Courbe légèrement la tête, maintiens-toi debout, forme tes pieds en végétal, sur ta tige et sens le fluide de la sève comme une porte ou fenêtre ouverte. Prends ce vide comme explication. Inspire. Doucement, prudemment, attends, respecte. Autour tout est lourd. Penche un peu la tête pour saisir ton aspiration. La sève appelle. Penche un peu ta tête cassée, mal au cou. Secoue la peau de ton dos contre le béton, hurle à la douleur en redressant vite la tête, retrouve ta peur en remuant ton cou comme si tu voulais arranger un oreiller en un mouvement difficile. Sois bloqué. Attends. Prends l’ombre. Sois douloureux. Force. Détends. La sève vient. Reprends conscience. Entends un écho du béton. Respire avec tes pieds. Cours à toutes jambes dans la forêt sonore des poussières brillantes qui tracent les rayons du Soleil à travers le feuillage. Cours au bord des embruns des vagues en rouleaux du ciel liquide parfait à l’heure d’apéritif au couchant coloré en rose, vert ou brun. Mais tout n’est qu’illusion, le béton. Reprends. Courbe un peu la tête, reste debout, retrouve la sève. Le temps vide. Tout est compté.
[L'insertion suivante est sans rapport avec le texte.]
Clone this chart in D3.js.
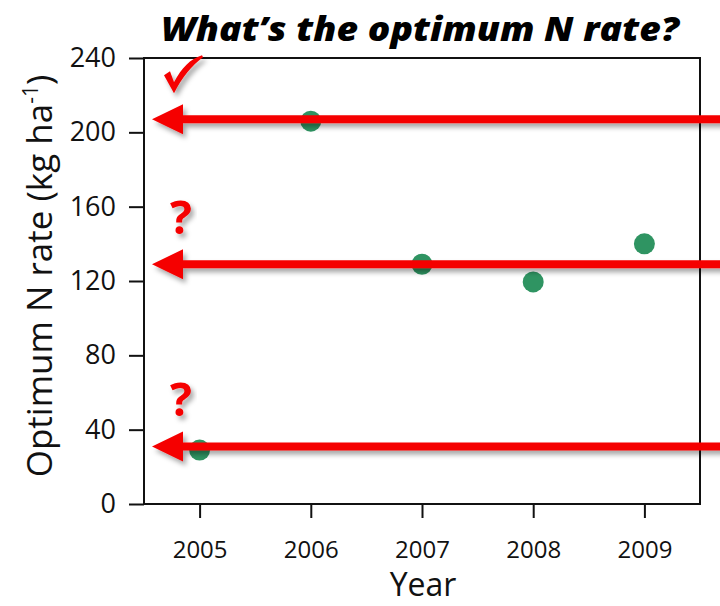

Oui. Tiens. Courage. Fiche-toi des hommes et des femmes. Désespère-toi. Toujours sois total. Il faudrait un peu de chance. Protège ton visage avec ta main. Réjouis-toi de soudain que tu as bougé ta main. Le souvenir de tout à l’heure quand tu as crié redressant la tête. Presse ta main sur le rebond de ta joue et le plat du front, le creux des yeux, l’ondulé du menton, l’arrête de ton nez. Ta main, ta joue, ton front, tes yeux, etc. Respire ta vie. Mort c’est du passé. Continue jusqu’à voir un roc à l’horizon, qu’une lumière frappe ton œil, un son ton oreille. Ne crois pas en Sisyphe ; cesse de pousser ton rocher : chaque montée est différente. Pousse. Fleuris. Ondule. Chaque douleur t’épuise. Pleure. Arrive un mot. Souviens-toi du début de la phrase, le reste s’enchaine. Tiens se libère. Disons que c’est venu sans y penser. Soyons dans l’observation mutuelle, écoutons-nous, si nous disons quelque chose. Mettons les sourcils en point d’interrogation. La question sans connaître la réponse. Interrogeons-nous, la sève descend, soyons plein et courons.
Merci énorme merci, pour ton texte. Je voudrais l’imprimer, le lire et relire, le donner à d’autres. C’est un appel d’air, où qu’on soit, on peut sentir la sève. Grand merci, Ista Pouss.
Comme Simone, beaucoup aimé ce texte.